Abstract

Marine civil structures in the harbour are used to handle various types of cargoes. Liquid cargo terminal berth vessels are used for loading and unloading of petroleum, oil, lubricants and other liquid chemical products. These liquid cargoes move through pipelines. India is keen to explore the possibilities of increasing the capacity utilization of oil berths and to improve the existing liquid terminals to handle the ever-growing demand for POL and other liquid cargoes. The objective of the present study is to assess and suggest the most suitable among the proposed three alternative methods for upgrading the oil berth at Visakhapatnam Port Trust (VPT). The existing oil berths at VPT have a dredge level of −10 m, which were built using caissons more than 40 years back and will be dismantled after constructing new berths which will have dredge level of −16 m. The space available between the existing berths and current pipeline layout is limited and restricted posing a challenge for capacity augmentation.
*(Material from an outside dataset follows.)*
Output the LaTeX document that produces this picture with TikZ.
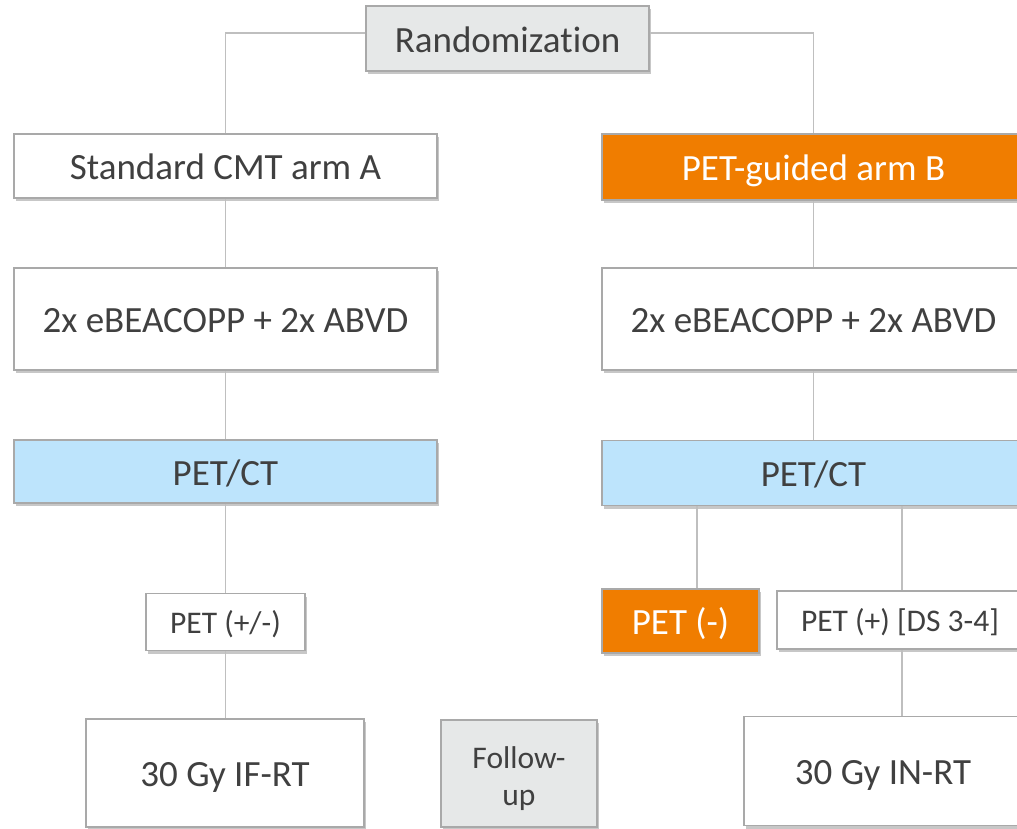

The alternative methods for substructure configuration are as follows (i) T-diaphragm wall + pile + anchor wall, (ii) T-diaphragm wall + pile + anchor wall + anchor rod and (iii) pile + rectangular diaphragm wall, respectively. The proposed structural configurations have been analysed to withstand the maximum forces acting on the berth. In addition, these three alternative foundation options once implemented will handle vessels up to 85,000 DWT (Panamax size). This techno-commercial exercise was carried out through STAAD Pro V8i software to analyse the structural integrity and foundation stability in collapse and service conditions for all three alternative methods. The comparison of results indicates that the first alternative has better structural stability and is also cost-effective.